----- Input material -----

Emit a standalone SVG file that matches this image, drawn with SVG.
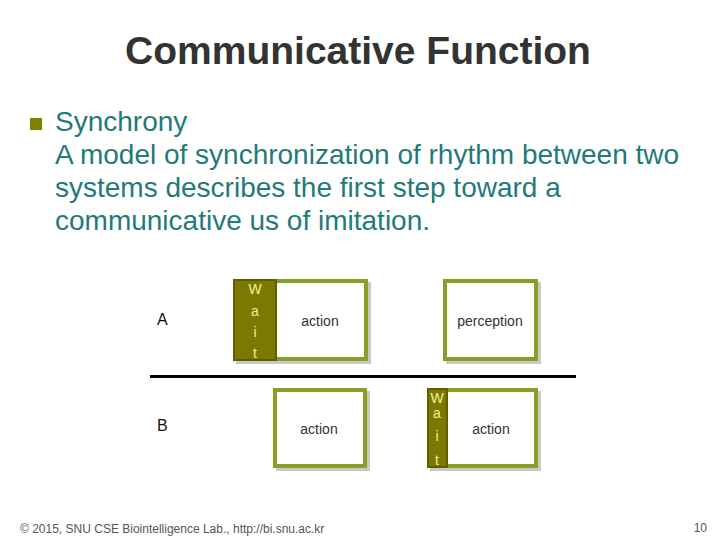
<svg xmlns="http://www.w3.org/2000/svg" width="720" height="540" viewBox="0 0 720 540">
<defs>
<style>
.box{fill:#fff;stroke:#86a024;stroke-width:4}
.sh{fill:#c8c8c8}
.wait{fill:#7a7a00;stroke:#5f5f00;stroke-width:2}
.wt{font-family:"Liberation Sans",Arial,sans-serif;font-size:14px;fill:#f0f0a0;text-anchor:middle}
.lbl{font-family:"Liberation Sans",Arial,sans-serif;font-size:14px;fill:#333;text-anchor:middle}
.body{font-family:"Liberation Sans",Arial,sans-serif;font-size:28px;fill:#1f7a7a}
.row{font-family:"Liberation Sans",Arial,sans-serif;font-size:16px;fill:#111}
</style>
</defs>
<rect width="720" height="540" fill="#fff"/>
<text x="358" y="64" text-anchor="middle" font-family="Liberation Sans,Arial,sans-serif" font-size="39" font-weight="bold" fill="#333">Communicative Function</text>
<rect x="30" y="118" width="12" height="12" fill="#808000"/>
<text class="body" x="55" y="131">Synchrony</text>
<text class="body" x="55" y="164">A model of synchronization of rhythm between two</text>
<text class="body" x="55" y="197">systems describes the first step toward a</text>
<text class="body" x="55" y="230">communicative us of imitation.</text>
<text class="row" x="157" y="325">A</text>
<text class="row" x="157" y="431">B</text>
<g id="connectors">
<line x1="150" y1="376.5" x2="576" y2="376.5" stroke="#000" stroke-width="3"/>
</g>
<g id="A-action">
<rect class="sh" x="236" y="282" width="135" height="82"/>
<rect class="box" x="235" y="281" width="131" height="78"/>
<rect class="wait" x="234" y="280" width="42" height="80"/>
<text class="wt" x="255" y="294">W</text>
<text class="wt" x="255" y="316">a</text>
<text class="wt" x="255" y="337">i</text>
<text class="wt" x="255" y="358">t</text>
<text class="lbl" x="320" y="326">action</text>
</g>
<g id="A-perception">
<rect class="sh" x="446" y="282" width="95" height="82"/>
<rect class="box" x="445" y="281" width="91" height="78"/>
<text class="lbl" x="490" y="326">perception</text>
</g>
<g id="B-action1">
<rect class="sh" x="276" y="391" width="94" height="80"/>
<rect class="box" x="275" y="390" width="90" height="76"/>
<text class="lbl" x="319" y="434">action</text>
</g>
<g id="B-action2">
<rect class="sh" x="430" y="391" width="111" height="80"/>
<rect class="box" x="429" y="390" width="107" height="76"/>
<rect class="wait" x="428" y="389" width="19" height="78"/>
<text class="wt" x="437" y="403">W</text>
<text class="wt" x="437" y="418">a</text>
<text class="wt" x="437" y="441">i</text>
<text class="wt" x="437" y="465">t</text>
<text class="lbl" x="491" y="434">action</text>
</g>
<text x="20" y="533" font-family="Liberation Sans,Arial,sans-serif" font-size="12" fill="#555">© 2015, SNU CSE Biointelligence Lab., http://bi.snu.ac.kr</text>
<text x="707" y="532" text-anchor="end" font-family="Liberation Sans,Arial,sans-serif" font-size="12" fill="#555">10</text>
</svg>
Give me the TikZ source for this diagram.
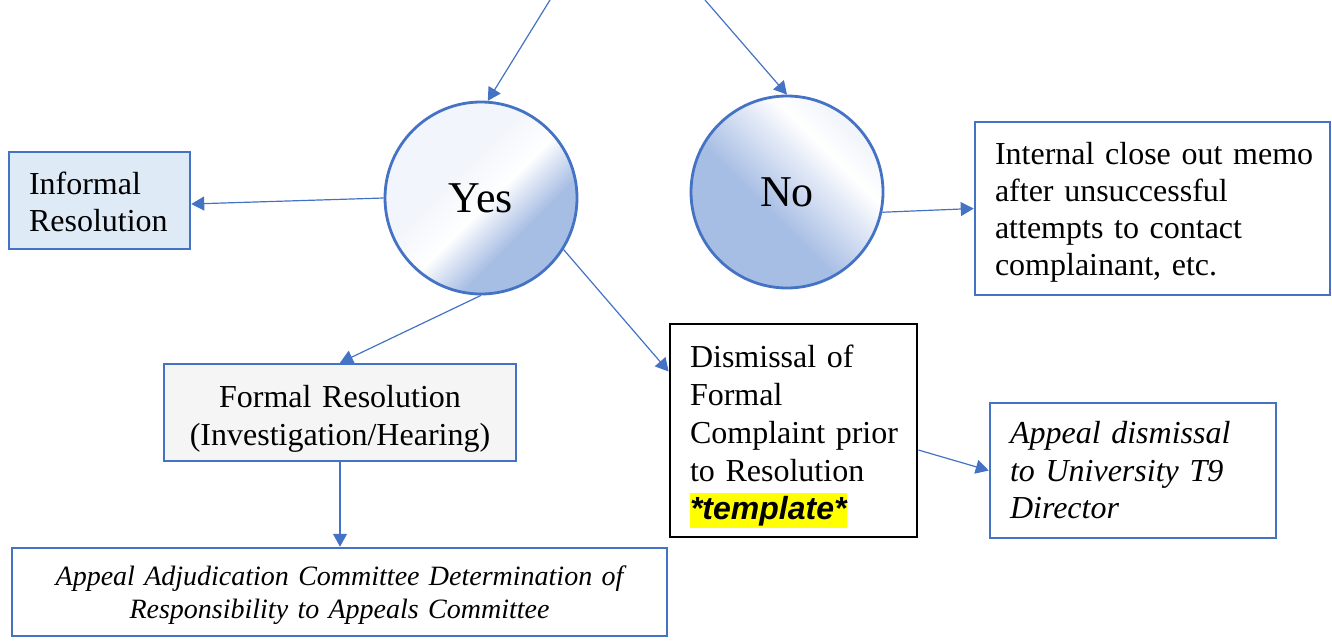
\documentclass[tikz,border=0pt]{standalone}
\usepackage{fontspec}
\setmainfont{Liberation Serif}
\newfontfamily\arialfont{Liberation Sans}
\usetikzlibrary{arrows.meta,calc}
\definecolor{bord}{HTML}{4472C4}
\definecolor{cpale}{HTML}{F2F5FB}
\definecolor{cblue}{HTML}{A6BDE4}
\definecolor{infofill}{HTML}{DEEBF7}
\definecolor{formfill}{HTML}{F5F5F5}
\definecolor{hlyellow}{HTML}{FFFF00}
\newcommand\topstrut[1]{\rule{0pt}{#1}}
\pgfdeclarehorizontalshading{yesshade}{100bp}{color(0bp)=(cpale); color(41bp)=(cpale); color(52bp)=(white); color(64bp)=(cblue); color(100bp)=(cblue)}
\pgfdeclarehorizontalshading{noshade}{100bp}{color(0bp)=(cpale); color(27bp)=(cpale); color(35bp)=(white); color(57bp)=(cblue); color(100bp)=(cblue)}
\tikzset{
  conn/.style={draw=bord, line width=1.2pt, -{Triangle[length=13pt,width=14pt]}},
  bluebox/.style={draw=bord, line width=2.5pt, inner ysep=0pt, inner xsep=20pt, font=\fontsize{32}{37}\selectfont, align=left},
  decision/.style={circle, draw=bord, line width=2.8pt, minimum size=192pt, inner sep=0pt, font=\fontsize{44}{50}\selectfont}
}
\begin{document}
\begin{tikzpicture}[x=1pt,y=-1pt]
\useasboundingbox (0,0) rectangle (1332,642);
% decisions
\node[decision, shading=yesshade, shading angle=-45] (yes) at (481,198) {Yes};
\node[decision, shading=noshade, shading angle=225] (no) at (787,192) {No};
% boxes
\node[bluebox, fill=infofill, text width=141pt, minimum height=97pt] (inf) at (99.5,200.5) {\topstrut{26pt}\mbox{Informal}\\\mbox{Resolution}};
\node[bluebox, text width=315pt, minimum height=173pt] (int) at (1152.5,208.5) {\topstrut{30pt}\mbox{Internal close out memo}\\\mbox{after unsuccessful}\\\mbox{attempts to contact}\\\mbox{complainant, etc.}};
\node[bluebox, fill=formfill, align=center, text width=312pt, minimum height=97pt, font=\fontsize{32}{38}\selectfont] (form) at (340,412.5) {\topstrut{35pt}\mbox{Formal Resolution}\\\mbox{(Investigation/Hearing)}};
\node[bluebox, align=center, text width=615pt, minimum height=88pt, font=\fontsize{28}{33}\selectfont\itshape] (adj) at (339.5,592) {\topstrut{27pt}\mbox{Appeal Adjudication Committee Determination of}\\\mbox{Responsibility to Appeals Committee}};
\node[bluebox, draw=black, line width=2.8pt, text width=207pt, minimum height=213pt, font=\fontsize{32}{38}\selectfont] (dis) at (793.5,430.5) {\topstrut{34pt}\mbox{Dismissal of}\\\mbox{Formal}\\\mbox{Complaint prior}\\\mbox{to Resolution}\\{\setlength\fboxsep{0pt}\colorbox{hlyellow}{\rule[-8pt]{0pt}{35pt}\arialfont\bfseries\itshape *template*}}};
\node[bluebox, text width=246pt, minimum height=135pt, font=\fontsize{32}{37.5}\selectfont\itshape] (app) at (1133,470.5) {\mbox{Appeal dismissal}\\\mbox{to University T9}\\\mbox{Director}};
% free ends
\coordinate (tl) at (550,0);
\coordinate (tr) at (705,0);
% connectors
\draw[conn] (tl) -- (yes.86);
\draw[conn] (tr) -- (no.north);
\draw[conn] (yes.west) -- ([yshift=-3.5pt]inf.east);
\draw[conn] (no.-12) -- (int.west);
\draw[conn] (yes.south) -- (form.north);
\draw[conn] (yes.-32) -- ([yshift=59pt]dis.west);
\draw[conn] (form.south) -- (form.south |- adj.north);
\draw[conn] ([yshift=-19.5pt]dis.east) -- (app.west);
\end{tikzpicture}
\end{document}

-----

* Problem
Every line should be retyped exactly, with the pictures omitted.

* Worked solution
Emit a standalone SVG file that matches this image, drawn with SVG.
<svg xmlns="http://www.w3.org/2000/svg" width="720" height="540" viewBox="0 0 720 540">
<defs>
<style>
.box{fill:#fff;stroke:#86a024;stroke-width:4}
.sh{fill:#c8c8c8}
.wait{fill:#7a7a00;stroke:#5f5f00;stroke-width:2}
.wt{font-family:"Liberation Sans",Arial,sans-serif;font-size:14px;fill:#f0f0a0;text-anchor:middle}
.lbl{font-family:"Liberation Sans",Arial,sans-serif;font-size:14px;fill:#333;text-anchor:middle}
.body{font-family:"Liberation Sans",Arial,sans-serif;font-size:28px;fill:#1f7a7a}
.row{font-family:"Liberation Sans",Arial,sans-serif;font-size:16px;fill:#111}
</style>
</defs>
<rect width="720" height="540" fill="#fff"/>
<text x="358" y="64" text-anchor="middle" font-family="Liberation Sans,Arial,sans-serif" font-size="39" font-weight="bold" fill="#333">Communicative Function</text>
<rect x="30" y="118" width="12" height="12" fill="#808000"/>
<text class="body" x="55" y="131">Synchrony</text>
<text class="body" x="55" y="164">A model of synchronization of rhythm between two</text>
<text class="body" x="55" y="197">systems describes the first step toward a</text>
<text class="body" x="55" y="230">communicative us of imitation.</text>
<text class="row" x="157" y="325">A</text>
<text class="row" x="157" y="431">B</text>
<g id="connectors">
<line x1="150" y1="376.5" x2="576" y2="376.5" stroke="#000" stroke-width="3"/>
</g>
<g id="A-action">
<rect class="sh" x="236" y="282" width="135" height="82"/>
<rect class="box" x="235" y="281" width="131" height="78"/>
<rect class="wait" x="234" y="280" width="42" height="80"/>
<text class="wt" x="255" y="294">W</text>
<text class="wt" x="255" y="316">a</text>
<text class="wt" x="255" y="337">i</text>
<text class="wt" x="255" y="358">t</text>
<text class="lbl" x="320" y="326">action</text>
</g>
<g id="A-perception">
<rect class="sh" x="446" y="282" width="95" height="82"/>
<rect class="box" x="445" y="281" width="91" height="78"/>
<text class="lbl" x="490" y="326">perception</text>
</g>
<g id="B-action1">
<rect class="sh" x="276" y="391" width="94" height="80"/>
<rect class="box" x="275" y="390" width="90" height="76"/>
<text class="lbl" x="319" y="434">action</text>
</g>
<g id="B-action2">
<rect class="sh" x="430" y="391" width="111" height="80"/>
<rect class="box" x="429" y="390" width="107" height="76"/>
<rect class="wait" x="428" y="389" width="19" height="78"/>
<text class="wt" x="437" y="403">W</text>
<text class="wt" x="437" y="418">a</text>
<text class="wt" x="437" y="441">i</text>
<text class="wt" x="437" y="465">t</text>
<text class="lbl" x="491" y="434">action</text>
</g>
<text x="20" y="533" font-family="Liberation Sans,Arial,sans-serif" font-size="12" fill="#555">© 2015, SNU CSE Biointelligence Lab., http://bi.snu.ac.kr</text>
<text x="707" y="532" text-anchor="end" font-family="Liberation Sans,Arial,sans-serif" font-size="12" fill="#555">10</text>
</svg>
Give me the TikZ source for this diagram.
\documentclass[tikz,border=0pt]{standalone}
\usepackage{fontspec}
\setmainfont{Liberation Serif}
\newfontfamily\arialfont{Liberation Sans}
\usetikzlibrary{arrows.meta,calc}
\definecolor{bord}{HTML}{4472C4}
\definecolor{cpale}{HTML}{F2F5FB}
\definecolor{cblue}{HTML}{A6BDE4}
\definecolor{infofill}{HTML}{DEEBF7}
\definecolor{formfill}{HTML}{F5F5F5}
\definecolor{hlyellow}{HTML}{FFFF00}
\newcommand\topstrut[1]{\rule{0pt}{#1}}
\pgfdeclarehorizontalshading{yesshade}{100bp}{color(0bp)=(cpale); color(41bp)=(cpale); color(52bp)=(white); color(64bp)=(cblue); color(100bp)=(cblue)}
\pgfdeclarehorizontalshading{noshade}{100bp}{color(0bp)=(cpale); color(27bp)=(cpale); color(35bp)=(white); color(57bp)=(cblue); color(100bp)=(cblue)}
\tikzset{
  conn/.style={draw=bord, line width=1.2pt, -{Triangle[length=13pt,width=14pt]}},
  bluebox/.style={draw=bord, line width=2.5pt, inner ysep=0pt, inner xsep=20pt, font=\fontsize{32}{37}\selectfont, align=left},
  decision/.style={circle, draw=bord, line width=2.8pt, minimum size=192pt, inner sep=0pt, font=\fontsize{44}{50}\selectfont}
}
\begin{document}
\begin{tikzpicture}[x=1pt,y=-1pt]
\useasboundingbox (0,0) rectangle (1332,642);
% decisions
\node[decision, shading=yesshade, shading angle=-45] (yes) at (481,198) {Yes};
\node[decision, shading=noshade, shading angle=225] (no) at (787,192) {No};
% boxes
\node[bluebox, fill=infofill, text width=141pt, minimum height=97pt] (inf) at (99.5,200.5) {\topstrut{26pt}\mbox{Informal}\\\mbox{Resolution}};
\node[bluebox, text width=315pt, minimum height=173pt] (int) at (1152.5,208.5) {\topstrut{30pt}\mbox{Internal close out memo}\\\mbox{after unsuccessful}\\\mbox{attempts to contact}\\\mbox{complainant, etc.}};
\node[bluebox, fill=formfill, align=center, text width=312pt, minimum height=97pt, font=\fontsize{32}{38}\selectfont] (form) at (340,412.5) {\topstrut{35pt}\mbox{Formal Resolution}\\\mbox{(Investigation/Hearing)}};
\node[bluebox, align=center, text width=615pt, minimum height=88pt, font=\fontsize{28}{33}\selectfont\itshape] (adj) at (339.5,592) {\topstrut{27pt}\mbox{Appeal Adjudication Committee Determination of}\\\mbox{Responsibility to Appeals Committee}};
\node[bluebox, draw=black, line width=2.8pt, text width=207pt, minimum height=213pt, font=\fontsize{32}{38}\selectfont] (dis) at (793.5,430.5) {\topstrut{34pt}\mbox{Dismissal of}\\\mbox{Formal}\\\mbox{Complaint prior}\\\mbox{to Resolution}\\{\setlength\fboxsep{0pt}\colorbox{hlyellow}{\rule[-8pt]{0pt}{35pt}\arialfont\bfseries\itshape *template*}}};
\node[bluebox, text width=246pt, minimum height=135pt, font=\fontsize{32}{37.5}\selectfont\itshape] (app) at (1133,470.5) {\mbox{Appeal dismissal}\\\mbox{to University T9}\\\mbox{Director}};
% free ends
\coordinate (tl) at (550,0);
\coordinate (tr) at (705,0);
% connectors
\draw[conn] (tl) -- (yes.86);
\draw[conn] (tr) -- (no.north);
\draw[conn] (yes.west) -- ([yshift=-3.5pt]inf.east);
\draw[conn] (no.-12) -- (int.west);
\draw[conn] (yes.south) -- (form.north);
\draw[conn] (yes.-32) -- ([yshift=59pt]dis.west);
\draw[conn] (form.south) -- (form.south |- adj.north);
\draw[conn] ([yshift=-19.5pt]dis.east) -- (app.west);
\end{tikzpicture}
\end{document}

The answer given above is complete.